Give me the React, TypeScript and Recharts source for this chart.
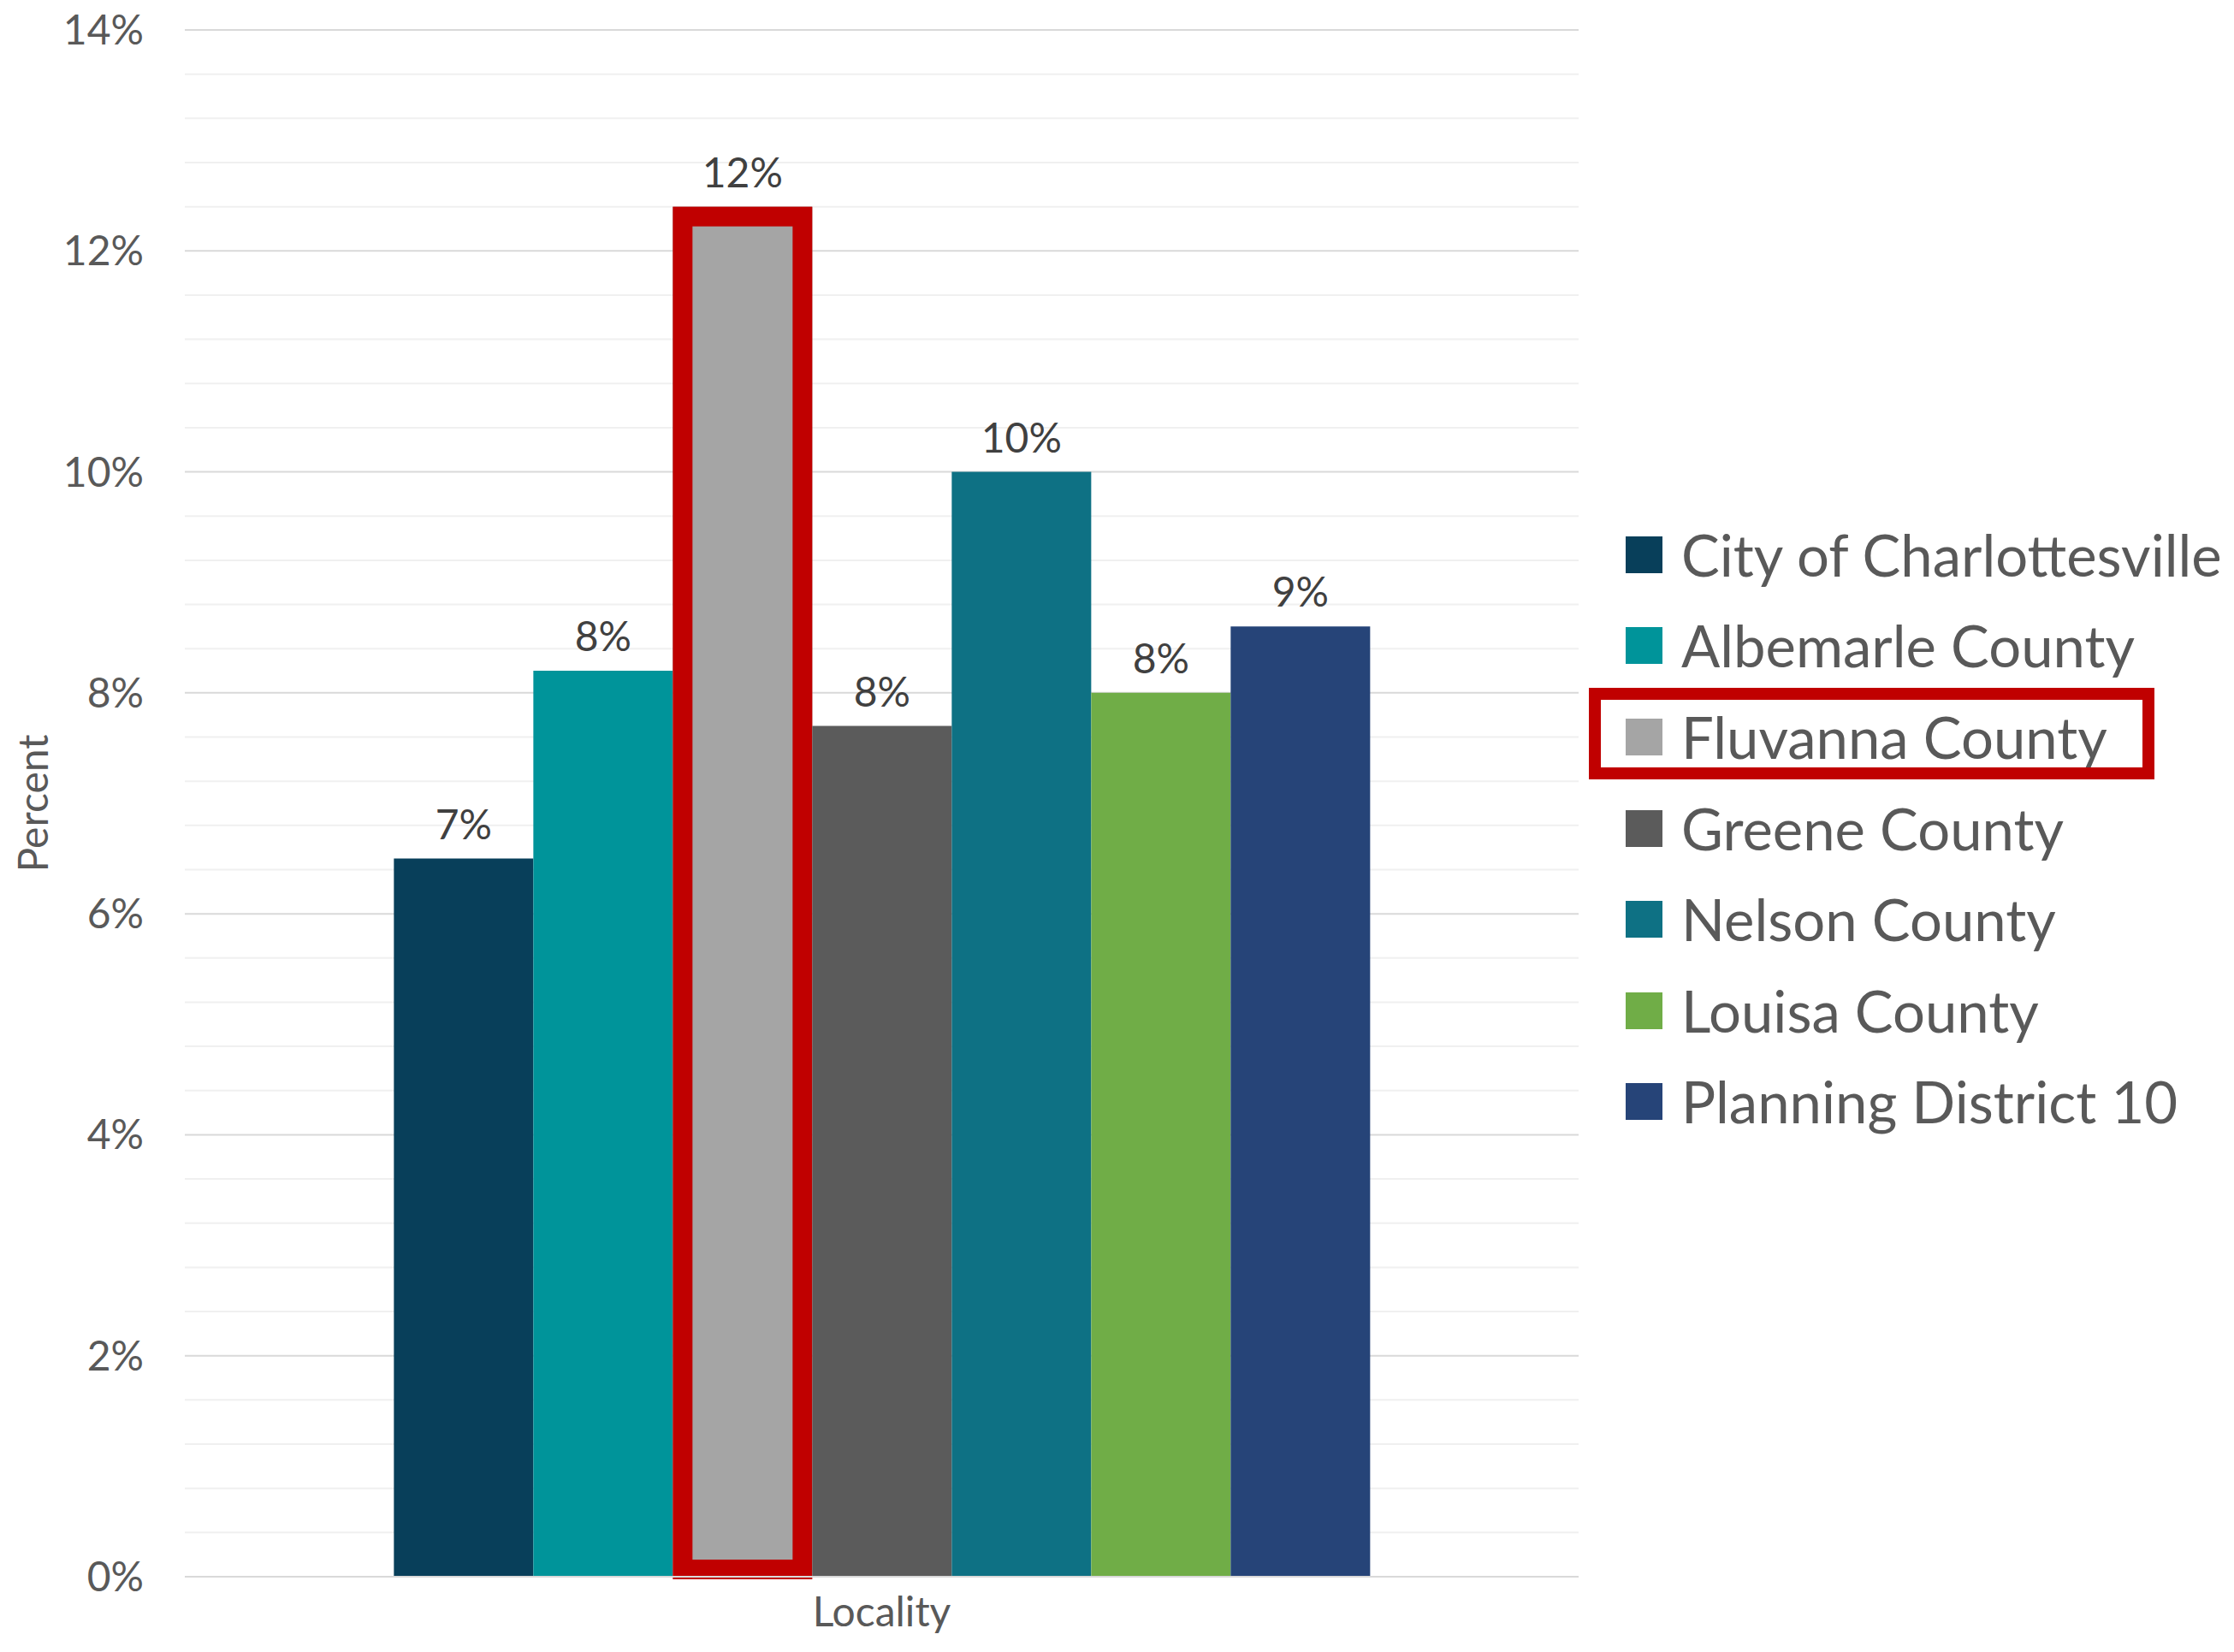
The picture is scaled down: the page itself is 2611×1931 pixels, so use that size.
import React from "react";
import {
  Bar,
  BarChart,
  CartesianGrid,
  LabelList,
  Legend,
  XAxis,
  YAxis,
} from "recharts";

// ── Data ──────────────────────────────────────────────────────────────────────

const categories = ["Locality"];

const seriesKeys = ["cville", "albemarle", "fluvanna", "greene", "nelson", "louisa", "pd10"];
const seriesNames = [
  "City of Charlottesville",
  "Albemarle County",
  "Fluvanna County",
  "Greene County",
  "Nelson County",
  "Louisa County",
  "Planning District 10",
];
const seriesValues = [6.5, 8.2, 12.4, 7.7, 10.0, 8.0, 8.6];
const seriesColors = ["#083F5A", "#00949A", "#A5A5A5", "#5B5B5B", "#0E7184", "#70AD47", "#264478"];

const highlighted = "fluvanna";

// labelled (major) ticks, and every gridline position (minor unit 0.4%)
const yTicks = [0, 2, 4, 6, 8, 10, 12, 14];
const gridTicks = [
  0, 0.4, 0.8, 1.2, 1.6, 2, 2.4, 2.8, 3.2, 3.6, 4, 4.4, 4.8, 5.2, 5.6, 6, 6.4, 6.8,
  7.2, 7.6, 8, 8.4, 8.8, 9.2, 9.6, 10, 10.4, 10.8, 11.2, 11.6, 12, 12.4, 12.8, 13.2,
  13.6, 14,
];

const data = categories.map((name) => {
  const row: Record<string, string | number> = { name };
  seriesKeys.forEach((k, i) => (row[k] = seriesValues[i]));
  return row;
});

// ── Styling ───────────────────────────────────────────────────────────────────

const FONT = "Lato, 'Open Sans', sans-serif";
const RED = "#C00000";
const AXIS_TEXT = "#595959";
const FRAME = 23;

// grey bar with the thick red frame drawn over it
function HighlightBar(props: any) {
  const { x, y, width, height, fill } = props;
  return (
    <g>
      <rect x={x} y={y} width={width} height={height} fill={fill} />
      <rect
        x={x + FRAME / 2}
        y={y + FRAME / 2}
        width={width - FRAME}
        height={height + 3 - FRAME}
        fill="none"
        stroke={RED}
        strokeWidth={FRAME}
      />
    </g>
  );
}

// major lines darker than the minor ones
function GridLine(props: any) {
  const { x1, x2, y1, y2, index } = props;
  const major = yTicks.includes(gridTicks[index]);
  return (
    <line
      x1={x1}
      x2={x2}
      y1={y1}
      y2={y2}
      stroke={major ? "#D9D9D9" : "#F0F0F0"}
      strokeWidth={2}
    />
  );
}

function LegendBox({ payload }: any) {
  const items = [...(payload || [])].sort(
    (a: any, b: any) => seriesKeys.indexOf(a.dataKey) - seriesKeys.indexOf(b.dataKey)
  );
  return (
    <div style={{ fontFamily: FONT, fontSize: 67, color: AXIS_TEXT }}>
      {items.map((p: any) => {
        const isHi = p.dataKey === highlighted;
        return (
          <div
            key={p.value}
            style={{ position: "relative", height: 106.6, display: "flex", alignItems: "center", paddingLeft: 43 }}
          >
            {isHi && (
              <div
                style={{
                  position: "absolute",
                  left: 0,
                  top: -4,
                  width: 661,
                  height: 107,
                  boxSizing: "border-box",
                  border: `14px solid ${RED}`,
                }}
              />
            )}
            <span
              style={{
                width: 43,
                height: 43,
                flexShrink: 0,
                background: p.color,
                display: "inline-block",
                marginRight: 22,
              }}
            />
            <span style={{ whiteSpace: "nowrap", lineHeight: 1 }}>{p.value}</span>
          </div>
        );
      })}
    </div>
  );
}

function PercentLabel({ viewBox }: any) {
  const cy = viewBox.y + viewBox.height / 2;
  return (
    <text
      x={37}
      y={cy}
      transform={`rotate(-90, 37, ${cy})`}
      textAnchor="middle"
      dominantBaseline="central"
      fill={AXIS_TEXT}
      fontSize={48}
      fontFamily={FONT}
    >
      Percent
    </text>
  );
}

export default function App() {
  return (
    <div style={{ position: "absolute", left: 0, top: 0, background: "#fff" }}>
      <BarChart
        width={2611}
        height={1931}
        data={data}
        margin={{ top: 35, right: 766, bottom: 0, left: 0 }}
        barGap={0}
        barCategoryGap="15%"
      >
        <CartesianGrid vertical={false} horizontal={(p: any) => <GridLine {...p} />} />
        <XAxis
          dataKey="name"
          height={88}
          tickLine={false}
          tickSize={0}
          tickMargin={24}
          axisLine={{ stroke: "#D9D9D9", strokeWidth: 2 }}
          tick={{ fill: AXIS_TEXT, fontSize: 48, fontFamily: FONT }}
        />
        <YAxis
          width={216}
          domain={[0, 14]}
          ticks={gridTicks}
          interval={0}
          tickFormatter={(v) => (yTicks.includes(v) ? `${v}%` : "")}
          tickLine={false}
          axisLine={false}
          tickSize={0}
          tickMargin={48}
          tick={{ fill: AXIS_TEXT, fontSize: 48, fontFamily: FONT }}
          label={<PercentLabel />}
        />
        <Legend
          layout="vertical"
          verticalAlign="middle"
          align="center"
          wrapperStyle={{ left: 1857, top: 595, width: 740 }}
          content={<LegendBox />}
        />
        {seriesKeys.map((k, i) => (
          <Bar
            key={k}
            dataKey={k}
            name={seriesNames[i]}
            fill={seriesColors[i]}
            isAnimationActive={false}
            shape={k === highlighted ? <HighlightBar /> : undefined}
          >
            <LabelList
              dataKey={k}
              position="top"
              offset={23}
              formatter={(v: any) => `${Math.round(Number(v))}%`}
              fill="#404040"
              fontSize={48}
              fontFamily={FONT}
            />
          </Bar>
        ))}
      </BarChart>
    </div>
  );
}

* **Problem statement**
Copy the whole listing above word for word but do not carry over the pictures.

* **Solved exercise**
Give me the React, TypeScript and Recharts source for this chart.
The picture is scaled down: the page itself is 2611×1931 pixels, so use that size.
import React from "react";
import {
  Bar,
  BarChart,
  CartesianGrid,
  LabelList,
  Legend,
  XAxis,
  YAxis,
} from "recharts";

// ── Data ──────────────────────────────────────────────────────────────────────

const categories = ["Locality"];

const seriesKeys = ["cville", "albemarle", "fluvanna", "greene", "nelson", "louisa", "pd10"];
const seriesNames = [
  "City of Charlottesville",
  "Albemarle County",
  "Fluvanna County",
  "Greene County",
  "Nelson County",
  "Louisa County",
  "Planning District 10",
];
const seriesValues = [6.5, 8.2, 12.4, 7.7, 10.0, 8.0, 8.6];
const seriesColors = ["#083F5A", "#00949A", "#A5A5A5", "#5B5B5B", "#0E7184", "#70AD47", "#264478"];

const highlighted = "fluvanna";

// labelled (major) ticks, and every gridline position (minor unit 0.4%)
const yTicks = [0, 2, 4, 6, 8, 10, 12, 14];
const gridTicks = [
  0, 0.4, 0.8, 1.2, 1.6, 2, 2.4, 2.8, 3.2, 3.6, 4, 4.4, 4.8, 5.2, 5.6, 6, 6.4, 6.8,
  7.2, 7.6, 8, 8.4, 8.8, 9.2, 9.6, 10, 10.4, 10.8, 11.2, 11.6, 12, 12.4, 12.8, 13.2,
  13.6, 14,
];

const data = categories.map((name) => {
  const row: Record<string, string | number> = { name };
  seriesKeys.forEach((k, i) => (row[k] = seriesValues[i]));
  return row;
});

// ── Styling ───────────────────────────────────────────────────────────────────

const FONT = "Lato, 'Open Sans', sans-serif";
const RED = "#C00000";
const AXIS_TEXT = "#595959";
const FRAME = 23;

// grey bar with the thick red frame drawn over it
function HighlightBar(props: any) {
  const { x, y, width, height, fill } = props;
  return (
    <g>
      <rect x={x} y={y} width={width} height={height} fill={fill} />
      <rect
        x={x + FRAME / 2}
        y={y + FRAME / 2}
        width={width - FRAME}
        height={height + 3 - FRAME}
        fill="none"
        stroke={RED}
        strokeWidth={FRAME}
      />
    </g>
  );
}

// major lines darker than the minor ones
function GridLine(props: any) {
  const { x1, x2, y1, y2, index } = props;
  const major = yTicks.includes(gridTicks[index]);
  return (
    <line
      x1={x1}
      x2={x2}
      y1={y1}
      y2={y2}
      stroke={major ? "#D9D9D9" : "#F0F0F0"}
      strokeWidth={2}
    />
  );
}

function LegendBox({ payload }: any) {
  const items = [...(payload || [])].sort(
    (a: any, b: any) => seriesKeys.indexOf(a.dataKey) - seriesKeys.indexOf(b.dataKey)
  );
  return (
    <div style={{ fontFamily: FONT, fontSize: 67, color: AXIS_TEXT }}>
      {items.map((p: any) => {
        const isHi = p.dataKey === highlighted;
        return (
          <div
            key={p.value}
            style={{ position: "relative", height: 106.6, display: "flex", alignItems: "center", paddingLeft: 43 }}
          >
            {isHi && (
              <div
                style={{
                  position: "absolute",
                  left: 0,
                  top: -4,
                  width: 661,
                  height: 107,
                  boxSizing: "border-box",
                  border: `14px solid ${RED}`,
                }}
              />
            )}
            <span
              style={{
                width: 43,
                height: 43,
                flexShrink: 0,
                background: p.color,
                display: "inline-block",
                marginRight: 22,
              }}
            />
            <span style={{ whiteSpace: "nowrap", lineHeight: 1 }}>{p.value}</span>
          </div>
        );
      })}
    </div>
  );
}

function PercentLabel({ viewBox }: any) {
  const cy = viewBox.y + viewBox.height / 2;
  return (
    <text
      x={37}
      y={cy}
      transform={`rotate(-90, 37, ${cy})`}
      textAnchor="middle"
      dominantBaseline="central"
      fill={AXIS_TEXT}
      fontSize={48}
      fontFamily={FONT}
    >
      Percent
    </text>
  );
}

export default function App() {
  return (
    <div style={{ position: "absolute", left: 0, top: 0, background: "#fff" }}>
      <BarChart
        width={2611}
        height={1931}
        data={data}
        margin={{ top: 35, right: 766, bottom: 0, left: 0 }}
        barGap={0}
        barCategoryGap="15%"
      >
        <CartesianGrid vertical={false} horizontal={(p: any) => <GridLine {...p} />} />
        <XAxis
          dataKey="name"
          height={88}
          tickLine={false}
          tickSize={0}
          tickMargin={24}
          axisLine={{ stroke: "#D9D9D9", strokeWidth: 2 }}
          tick={{ fill: AXIS_TEXT, fontSize: 48, fontFamily: FONT }}
        />
        <YAxis
          width={216}
          domain={[0, 14]}
          ticks={gridTicks}
          interval={0}
          tickFormatter={(v) => (yTicks.includes(v) ? `${v}%` : "")}
          tickLine={false}
          axisLine={false}
          tickSize={0}
          tickMargin={48}
          tick={{ fill: AXIS_TEXT, fontSize: 48, fontFamily: FONT }}
          label={<PercentLabel />}
        />
        <Legend
          layout="vertical"
          verticalAlign="middle"
          align="center"
          wrapperStyle={{ left: 1857, top: 595, width: 740 }}
          content={<LegendBox />}
        />
        {seriesKeys.map((k, i) => (
          <Bar
            key={k}
            dataKey={k}
            name={seriesNames[i]}
            fill={seriesColors[i]}
            isAnimationActive={false}
            shape={k === highlighted ? <HighlightBar /> : undefined}
          >
            <LabelList
              dataKey={k}
              position="top"
              offset={23}
              formatter={(v: any) => `${Math.round(Number(v))}%`}
              fill="#404040"
              fontSize={48}
              fontFamily={FONT}
            />
          </Bar>
        ))}
      </BarChart>
    </div>
  );
}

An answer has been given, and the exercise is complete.